Selective synthesis of β-TaON: The critical influence of oxygen partial pressure in ammonolysis

Abstract

Tantalum oxynitride (TaON), a member of the transition metal oxynitride family, shows strong potential for solar water splitting due to its tunable optoelectronic properties and visible-light absorption. However, the selective synthesis of thermodynamically stable β-TaON with high phase purity remains challenging because of competing phase formation and sensitivity to processing conditions. In this study, we demonstrate a systematic approach to synthesizing β-TaON by precisely controlling the oxygen partial pressure during the ammonolysis of Ta₂O₅. The oxygen partial pressure is found to critically govern the sequential phase transformation from Ta₂O₅ to Ta₃N₅, with 0.25 L h⁻¹ delineating the narrow synthesis window required for obtaining phase-pure β-TaON. Comprehensive structural, morphological, optical, and chemical characterizations, complemented by density functional theory (DFT) calculations, reveal strong correlations between nitrogen incorporation, band structure modulation, light absorption, and charge transport properties.
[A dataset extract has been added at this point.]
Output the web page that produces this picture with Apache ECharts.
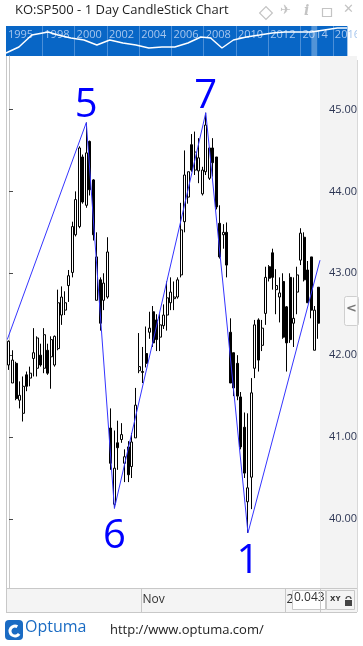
<!DOCTYPE html>
<html><head><meta charset="utf-8">
<script src="https://cdn.jsdelivr.net/npm/echarts@6/dist/echarts.min.js"></script>
<style>html,body{margin:0;padding:0;background:#fff;overflow:hidden}#c{width:363px;height:646px}</style>
</head><body><div id="c"></div>
<script>
// ---- data ----
const startDate = '2014-09-10';
const endDate = '2015-01-15';
const holidays = ['2014-11-27', '2014-12-25', '2015-01-01'];
const opens = [41.88,41.66,41.90,41.45,41.29,41.76,41.72,41.96,41.84,42.00,41.84,42.06,41.98,41.88,42.08,42.49,42.55,42.85,43.01,43.47,43.57,44.42,43.83,44.61,44.14,42.67,42.92,42.67,42.71,41.11,40.18,40.93,40.97,40.68,40.88,40.64,40.99,41.81,41.80,42.02,42.28,42.53,42.43,42.22,42.36,42.49,42.64,42.69,42.71,42.98,43.63,43.93,44.57,44.26,44.25,43.97,44.24,44.16,44.53,44.42,43.61,43.47,43.50,42.28,42.03,41.90,41.49,41.12,40.21,40.51,41.84,42.43,42.12,42.51,43.08,43.25,42.80,42.71,42.90,42.59,42.95,42.39,42.77,43.16,43.44,43.04,43.20,42.06,42.83];
const closes = [42.17,41.94,41.47,41.51,41.62,41.62,41.78,42.03,42.21,41.88,42.25,41.78,42.19,42.23,42.64,42.71,42.64,42.97,43.57,43.90,44.53,43.87,44.47,44.02,43.47,43.20,42.39,42.88,43.26,40.68,40.62,40.87,41.03,40.76,40.54,40.94,41.39,41.86,41.79,41.90,42.33,42.15,42.19,42.37,42.49,42.70,42.77,42.71,42.92,43.53,44.20,44.24,44.26,44.48,44.41,44.26,44.81,44.53,44.35,43.81,43.20,43.50,43.10,41.66,41.60,41.50,40.88,40.56,40.38,41.54,42.37,41.94,42.33,42.95,42.94,42.95,42.85,42.76,42.22,42.15,42.19,42.45,42.98,43.49,42.92,42.64,42.55,42.55,42.39];
const lows = [41.82,41.66,41.45,41.35,41.19,41.56,41.62,41.74,41.74,41.86,41.78,41.76,41.59,41.86,42.06,42.37,42.49,42.65,42.95,43.45,43.55,43.85,43.80,43.95,43.40,42.67,42.30,42.55,42.69,40.60,40.13,40.60,40.93,40.45,40.45,40.50,40.99,41.78,41.66,41.85,42.20,42.10,42.05,42.05,42.32,42.30,42.55,42.55,42.69,42.95,43.50,43.85,44.24,44.20,44.10,43.95,44.20,44.14,44.18,43.78,43.18,43.30,42.95,41.66,41.50,41.45,40.85,40.50,39.83,40.12,41.72,41.80,42.05,42.37,42.90,42.80,42.50,42.40,42.20,41.80,42.15,42.10,42.50,43.10,42.90,42.64,42.45,42.06,42.20];
const highs = [42.18,42.06,41.92,41.68,41.74,41.80,41.86,42.33,42.23,42.14,42.33,42.14,42.23,42.24,42.80,42.84,42.78,43.04,43.63,44.00,44.55,44.45,44.84,44.62,44.15,43.50,42.95,43.00,43.44,41.35,41.08,41.20,41.17,40.85,40.95,41.05,41.60,42.27,42.10,42.35,42.53,42.60,42.50,42.50,42.62,42.90,42.95,42.90,42.95,43.86,44.50,44.24,44.70,44.73,44.65,44.30,44.96,44.53,44.65,44.42,43.83,43.60,43.62,42.45,42.03,42.00,41.55,41.30,41.29,41.72,42.43,42.45,42.43,43.08,43.10,43.30,43.05,42.95,43.00,42.60,43.00,42.95,43.08,43.55,43.50,43.15,43.20,42.60,42.83];
// wave pivots (x in candle-index units, -0.5 / 88.5 are the plot edges)
const waveIdx = [-0.5, 22, 30, 56, 68, 88.5];
const waveVal = [42.19, 44.84, 40.13, 44.96, 39.83, 43.16];
const waveLabels = ['', '5', '6', '7', '1', ''];
const wavePos = ['', 'top', 'bottom', 'top', 'bottom', ''];
// axis
const yTicks = [40, 41, 42, 43, 44, 45];
const yMin = 39.157, yMax = 45.653;
const monthMarkDates = ['2014-11-03', '2015-01-02'];
const monthMarkText = ['Nov', '2015'];
// navigator (long history overview)
const navYears = [1995.75,1996.55,1997.35,1998.36,1998.97,1999.77,2000.58,2001.38,2002.18,2002.99,2003.8,2004.6,2005.41,2006.21,2007.02,2007.82,2008.43,2009.13,2009.84,2010.64,2011.45,2012.25,2013.05,2013.86,2014.67,2015.47,2016.28,2016.88];
const navValues = [3,9,21,24,21,18,16,11,16,13,11,8,9,9,13,19,18,8,16,19,21,23,24,24,24,26,28,28];
const navLabelYears = [1995.75,1998,2000,2002,2004,2006,2008,2010,2012,2014,2016];
const navLineYears = [1998,2000,2002,2004,2006,2008,2010,2012,2014,2016];
const navStart = 1995.75, navEnd = 2016.9;
const navViewStart = 2014.67, navViewEnd = 2015.03;

// ---- build categories (trading days) ----
function buildDays(s, e, hol) {
  const out = [];
  let d = new Date(s + 'T00:00:00Z');
  const end = new Date(e + 'T00:00:00Z');
  while (d <= end) {
    const iso = d.toISOString().slice(0, 10);
    const wd = d.getUTCDay();
    if (wd !== 0 && wd !== 6 && hol.indexOf(iso) < 0) out.push(iso);
    d = new Date(d.getTime() + 86400000);
  }
  return out;
}
const categories = buildDays(startDate, endDate, holidays);
const candleData = opens.map((o, i) => [o, closes[i], lows[i], highs[i]]);
const waveData = waveIdx.map((x, i) => ({
  value: [x, waveVal[i]],
  label: {
    show: !!waveLabels[i], position: wavePos[i] || 'top', formatter: waveLabels[i] || ' ',
    distance: wavePos[i] === 'bottom' ? 8 : -4
  }
}));
const navData = navYears.map((y, i) => [y, navValues[i]]);
const isMark = (i, v) => monthMarkDates.indexOf(v) >= 0;

const FONT = 'Open Sans';
const chart = echarts.init(document.getElementById('c'), null, { renderer: 'canvas' });
chart.setOption({
  animation: false,
  backgroundColor: '#ffffff',
  grid: [
    { left: 7.24, right: 43, top: 56, bottom: 58, show: true, backgroundColor: '#fff', borderWidth: 0 },
    { left: 6, right: 6, top: 26, height: 30, show: true, backgroundColor: '#0866c6', borderWidth: 0 }
  ],
  xAxis: [
    {
      type: 'category', gridIndex: 0, data: categories, boundaryGap: true,
      axisLine: { show: true, lineStyle: { color: '#c8c8c8', width: 1 } },
      axisTick: { show: true, interval: isMark, length: 24, lineStyle: { color: '#c8c8c8' } },
      axisLabel: {
        show: true, interval: isMark, align: 'left', margin: 6,
        formatter: v => monthMarkText[monthMarkDates.indexOf(v)] || '',
        color: '#333', fontSize: 12, fontFamily: FONT
      },
      splitLine: { show: false }
    },
    { type: 'value', gridIndex: 0, min: -0.5, max: 88.5, show: false },
    {
      type: 'value', gridIndex: 1, min: navStart, max: navEnd, position: 'top',
      axisLine: { show: false },
      axisTick: { show: false, customValues: navLineYears },
      splitLine: { show: true, lineStyle: { color: '#4b8fd8', width: 1 } },
      axisLabel: {
        show: true, inside: true, customValues: navLabelYears, align: 'left', verticalAlign: 'top',
        margin: 3, padding: [0, 0, 0, 2], formatter: v => String(Math.floor(v)),
        color: '#a6c6ee', fontSize: 11, fontFamily: FONT
      }
    }
  ],
  yAxis: [
    {
      type: 'value', gridIndex: 0, position: 'right', min: yMin, max: yMax,
      axisLine: { show: true, lineStyle: { color: '#c8c8c8' } },
      axisTick: { show: true, customValues: yTicks, length: 4, lineStyle: { color: '#4a4a4a' } },
      axisLabel: { show: true, customValues: yTicks, formatter: v => v.toFixed(2), margin: 9, color: '#2c3553', fontSize: 11, fontFamily: FONT },
      splitLine: { show: false }
    },
    { type: 'value', gridIndex: 1, min: 0, max: 30, show: false }
  ],
  series: [
    {
      type: 'candlestick', xAxisIndex: 0, yAxisIndex: 0, data: candleData, barWidth: 2.5,
      itemStyle: { color: '#ffffff', color0: '#000000', borderColor: '#000000', borderColor0: '#000000', borderWidth: 1 }
    },
    {
      type: 'line', xAxisIndex: 1, yAxisIndex: 0, data: waveData, z: 5,
      symbol: 'circle', symbolSize: 1, showSymbol: true, showAllSymbol: true,
      itemStyle: { color: 'rgba(0,0,255,0)' },
      lineStyle: { color: '#3535ff', width: 1 },
      label: { show: true, color: '#0000ff', fontSize: 40, fontFamily: FONT }
    },
    {
      type: 'line', xAxisIndex: 2, yAxisIndex: 1, data: navData, symbol: 'none',
      lineStyle: { color: '#ffffff', width: 1.5 },
      markArea: { silent: true, itemStyle: { color: 'rgba(255,255,255,0.3)' }, data: [[{ xAxis: navViewStart }, { xAxis: navViewEnd }]] }
    }
  ],
  graphic: [
    { type: 'rect', z: -10, shape: { x: 320, y: 56, width: 37, height: 556 }, style: { fill: '#f3f3f3' } },
    { type: 'rect', z: -10, shape: { x: 6, y: 588, width: 351, height: 24 }, style: { fill: '#f4f4f4' } },
    { type: 'line', z: 50, shape: { x1: 6.5, y1: 56, x2: 6.5, y2: 612 }, style: { stroke: '#c8c8c8', lineWidth: 1 } },
    { type: 'line', z: 50, shape: { x1: 357.5, y1: 56, x2: 357.5, y2: 612 }, style: { stroke: '#d8d8d8', lineWidth: 1 } },
    { type: 'line', z: 50, shape: { x1: 6, y1: 588.5, x2: 357, y2: 588.5 }, style: { stroke: '#c8c8c8', lineWidth: 1 } },
    { type: 'line', z: 50, shape: { x1: 6, y1: 612.5, x2: 357, y2: 612.5 }, style: { stroke: '#c8c8c8', lineWidth: 1 } },
    { type: 'line', z: 50, shape: { x1: 320.5, y1: 588, x2: 320.5, y2: 612 }, style: { stroke: '#c8c8c8', lineWidth: 1 } },
    { type: 'rect', zlevel: 2, shape: { x: 357, y: 20, width: 6, height: 40 }, style: { fill: '#fff' } },
    // title
    { type: 'text', left: 15, top: 4, style: { text: 'KO:SP500 - 1 Day CandleStick Chart', fill: '#1e1e1e', font: '13px "Open Sans"' } },
    // header icons
    { type: 'rect', z: 10, rotation: Math.PI / 4, originX: 266, originY: 13, shape: { x: 261.5, y: 8.5, width: 9, height: 9 }, style: { fill: 'none', stroke: '#c4c4c4', lineWidth: 1.2 } },
    { type: 'text', left: 280, top: 4, style: { text: '✈', fill: '#c4c4c4', font: '13px "DejaVu Sans"' } },
    { type: 'text', left: 304, top: 4, style: { text: 'i', fill: '#c4c4c4', font: 'italic bold 14px "DejaVu Serif"' } },
    { type: 'rect', shape: { x: 322.5, y: 8.5, width: 9, height: 8 }, style: { fill: 'none', stroke: '#c4c4c4', lineWidth: 1.2 } },
    { type: 'text', left: 343, top: 3, style: { text: '✕', fill: '#c4c4c4', font: 'bold 13px "DejaVu Sans"' } },
    // side scroll button
    { type: 'rect', z: 20, shape: { x: 344.5, y: 296.5, width: 14, height: 29, r: 2 }, style: { fill: '#fafafa', stroke: '#cfcfcf', lineWidth: 1 } },
    { type: 'text', z: 21, left: 346, top: 302, style: { text: '<', fill: '#777', font: 'bold 13px "DejaVu Sans"' } },
    // bottom-right controls
    { type: 'rect', z: 20, shape: { x: 292.5, y: 590.5, width: 33, height: 19 }, style: { fill: '#fff', stroke: '#c8c8c8', lineWidth: 1 } },
    { type: 'text', z: 21, left: 294, top: 592, style: { text: '0.043', fill: '#333', font: '12px "Open Sans"' } },
    { type: 'rect', z: 20, shape: { x: 326.5, y: 590.5, width: 28, height: 19 }, style: { fill: '#f4f4f4', stroke: '#c8c8c8', lineWidth: 1 } },
    { type: 'text', z: 21, left: 330, top: 596, style: { text: 'XY', fill: '#333', font: 'bold 7px "DejaVu Sans"' } },
    { type: 'rect', z: 21, shape: { x: 345, y: 600, width: 7, height: 6 }, style: { fill: '#444' } },
    { type: 'arc', z: 21, shape: { cx: 348.5, cy: 599, r: 2.5, startAngle: Math.PI, endAngle: 2 * Math.PI }, style: { fill: 'none', stroke: '#444', lineWidth: 1.2 } },
    // logo
    { type: 'rect', shape: { x: 5, y: 620, width: 18, height: 20, r: 4 }, style: { fill: '#1a6bc3' } },
    { type: 'arc', shape: { cx: 15, cy: 631, r: 5, startAngle: 0.6, endAngle: 5.2 }, style: { fill: 'none', stroke: '#fff', lineWidth: 3 } },
    { type: 'text', left: 25, top: 619, style: { text: 'Optuma', fill: '#1a6bc3', font: '16px "Open Sans"' } },
    { type: 'text', left: 110, top: 624, style: { text: 'http://www.optuma.com/', fill: '#222', font: '13px "Open Sans"' } }
  ]
});
</script>
</body></html>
Photoelectrochemical (PEC) measurements under simulated solar illumination present that mixed-phase β-TaON/Ta₃N₅ heterostructures exhibit significantly enhanced photocurrent densities, the possibility of operation at higher power densities, and a favorable band alignment conducive to efficient water oxidation due to enhanced light absorption, effective spatial separation of charge carriers, and improved interfacial charge transfer. The introduction of a sacrificial electron donor further enhances PEC performance by promoting interfacial charge transfer and suppressing charge carrier recombination. These findings establish oxygen partial pressure as a critical synthesis parameter for controlling phase composition and tuning the optoelectronic properties of tantalum (oxy)nitrides, offering a promising strategy for the development of high-performance photoanodes for solar fuel production.